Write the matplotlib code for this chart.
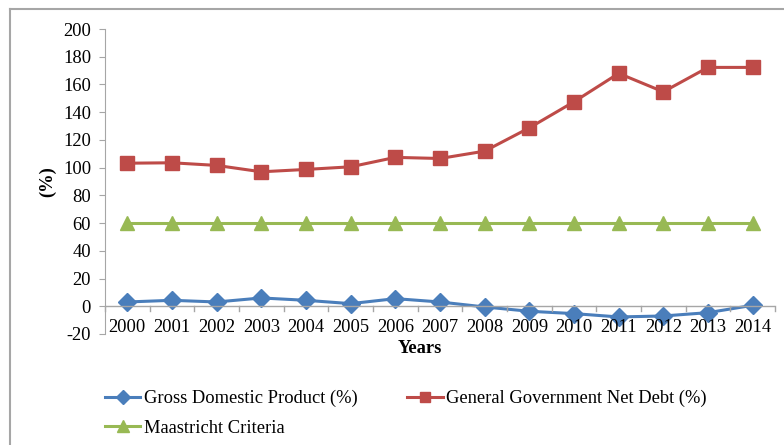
import matplotlib.pyplot as plt
from matplotlib.lines import Line2D

plt.rcParams['font.family'] = ['Liberation Serif', 'DejaVu Serif']

years = ['2000', '2001', '2002', '2003', '2004', '2005', '2006', '2007',
         '2008', '2009', '2010', '2011', '2012', '2013', '2014']
gdp = [3.1, 4.3, 3.1, 6.0, 4.3, 1.9, 5.5, 3.1, -0.5, -3.6, -5.3, -7.7, -7.0, -4.6, 0.7]
net_debt = [103.2, 103.5, 101.6, 97.0, 98.7, 100.6, 107.4, 106.6, 111.9,
            128.7, 147.5, 168.0, 154.7, 172.3, 172.3]
maastricht = [60] * len(years)

yticks = list(range(-20, 201, 20))

blue = '#4A7EBB'
red = '#BE4B48'
green = '#98B954'
grey = '#A6A6A6'
fs = 13.3

fig = plt.figure(figsize=(7.84, 4.45), dpi=100)
ax = fig.add_axes([105 / 784, 1 - 334 / 445, (775 - 105) / 784, (334 - 29) / 445])

x = list(range(len(years)))
ax.plot(x, gdp, color=blue, lw=2.2, marker='D', ms=9, label='Gross Domestic Product (%)')
ax.plot(x, net_debt, color=red, lw=2.2, marker='s', ms=10, label='General Government Net Debt (%)')
ax.plot(x, maastricht, color=green, lw=2.2, marker='^', ms=10, label='Maastricht Criteria')

ax.set_xlim(-0.5, len(years) - 0.5)
ax.set_ylim(-20, 200)
ax.set_yticks(yticks)
ax.set_yticklabels([str(v) for v in yticks], fontsize=fs)

# category axis crossing at zero, labels kept at the bottom
ax.set_xticks([])
for i, lab in enumerate(years):
    ax.text(i, -15.5, lab, ha='center', va='center', fontsize=fs)
ax.axhline(0, color=grey, lw=1)
for b in [i - 0.5 for i in range(len(years) + 1)]:
    ax.plot([b, b], [0, -3.5], color=grey, lw=1, clip_on=False)

for side in ['top', 'right', 'bottom']:
    ax.spines[side].set_visible(False)
ax.spines['left'].set_color(grey)
ax.tick_params(axis='y', length=4, color=grey, pad=6)

ax.text(6.55, -30.5, 'Years', ha='center', va='center', fontsize=fs, fontweight='bold')
ax.set_ylabel('(%)', fontsize=fs, fontweight='bold', labelpad=5)

handles = [Line2D([0], [0], color=blue, lw=2.2, marker='D', ms=7),
           Line2D([0], [0], color=red, lw=2.2, marker='s', ms=7),
           Line2D([0], [0], color=green, lw=2.2, marker='^', ms=8)]
labels = ['Gross Domestic Product (%)', 'General Government Net Debt (%)', 'Maastricht Criteria']
fig.legend([handles[0], handles[2], handles[1]], [labels[0], labels[2], labels[1]],
           ncol=2, loc='upper left', bbox_to_anchor=(105 / 784, 1 - 390 / 445),
           frameon=False, fontsize=fs, handlelength=1.9, handletextpad=0.2,
           columnspacing=2.7, labelspacing=0.68, borderpad=0, borderaxespad=0)

# outer chart frame (left and top edges)
fig.add_artist(Line2D([10 / 784, 10 / 784], [0, 1 - 9 / 445], color=grey, lw=1.5,
                      transform=fig.transFigure))
fig.add_artist(Line2D([10 / 784, 1], [1 - 9 / 445, 1 - 9 / 445], color=grey, lw=1.5,
                      transform=fig.transFigure))

fig.savefig('out.png', dpi=100)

Problem to solve ->
Skip the images and write out the rest of the listing exactly.

Solution for this task ->
Write the matplotlib code for this chart.
import matplotlib.pyplot as plt
from matplotlib.lines import Line2D

plt.rcParams['font.family'] = ['Liberation Serif', 'DejaVu Serif']

years = ['2000', '2001', '2002', '2003', '2004', '2005', '2006', '2007',
         '2008', '2009', '2010', '2011', '2012', '2013', '2014']
gdp = [3.1, 4.3, 3.1, 6.0, 4.3, 1.9, 5.5, 3.1, -0.5, -3.6, -5.3, -7.7, -7.0, -4.6, 0.7]
net_debt = [103.2, 103.5, 101.6, 97.0, 98.7, 100.6, 107.4, 106.6, 111.9,
            128.7, 147.5, 168.0, 154.7, 172.3, 172.3]
maastricht = [60] * len(years)

yticks = list(range(-20, 201, 20))

blue = '#4A7EBB'
red = '#BE4B48'
green = '#98B954'
grey = '#A6A6A6'
fs = 13.3

fig = plt.figure(figsize=(7.84, 4.45), dpi=100)
ax = fig.add_axes([105 / 784, 1 - 334 / 445, (775 - 105) / 784, (334 - 29) / 445])

x = list(range(len(years)))
ax.plot(x, gdp, color=blue, lw=2.2, marker='D', ms=9, label='Gross Domestic Product (%)')
ax.plot(x, net_debt, color=red, lw=2.2, marker='s', ms=10, label='General Government Net Debt (%)')
ax.plot(x, maastricht, color=green, lw=2.2, marker='^', ms=10, label='Maastricht Criteria')

ax.set_xlim(-0.5, len(years) - 0.5)
ax.set_ylim(-20, 200)
ax.set_yticks(yticks)
ax.set_yticklabels([str(v) for v in yticks], fontsize=fs)

# category axis crossing at zero, labels kept at the bottom
ax.set_xticks([])
for i, lab in enumerate(years):
    ax.text(i, -15.5, lab, ha='center', va='center', fontsize=fs)
ax.axhline(0, color=grey, lw=1)
for b in [i - 0.5 for i in range(len(years) + 1)]:
    ax.plot([b, b], [0, -3.5], color=grey, lw=1, clip_on=False)

for side in ['top', 'right', 'bottom']:
    ax.spines[side].set_visible(False)
ax.spines['left'].set_color(grey)
ax.tick_params(axis='y', length=4, color=grey, pad=6)

ax.text(6.55, -30.5, 'Years', ha='center', va='center', fontsize=fs, fontweight='bold')
ax.set_ylabel('(%)', fontsize=fs, fontweight='bold', labelpad=5)

handles = [Line2D([0], [0], color=blue, lw=2.2, marker='D', ms=7),
           Line2D([0], [0], color=red, lw=2.2, marker='s', ms=7),
           Line2D([0], [0], color=green, lw=2.2, marker='^', ms=8)]
labels = ['Gross Domestic Product (%)', 'General Government Net Debt (%)', 'Maastricht Criteria']
fig.legend([handles[0], handles[2], handles[1]], [labels[0], labels[2], labels[1]],
           ncol=2, loc='upper left', bbox_to_anchor=(105 / 784, 1 - 390 / 445),
           frameon=False, fontsize=fs, handlelength=1.9, handletextpad=0.2,
           columnspacing=2.7, labelspacing=0.68, borderpad=0, borderaxespad=0)

# outer chart frame (left and top edges)
fig.add_artist(Line2D([10 / 784, 10 / 784], [0, 1 - 9 / 445], color=grey, lw=1.5,
                      transform=fig.transFigure))
fig.add_artist(Line2D([10 / 784, 1], [1 - 9 / 445, 1 - 9 / 445], color=grey, lw=1.5,
                      transform=fig.transFigure))

fig.savefig('out.png', dpi=100)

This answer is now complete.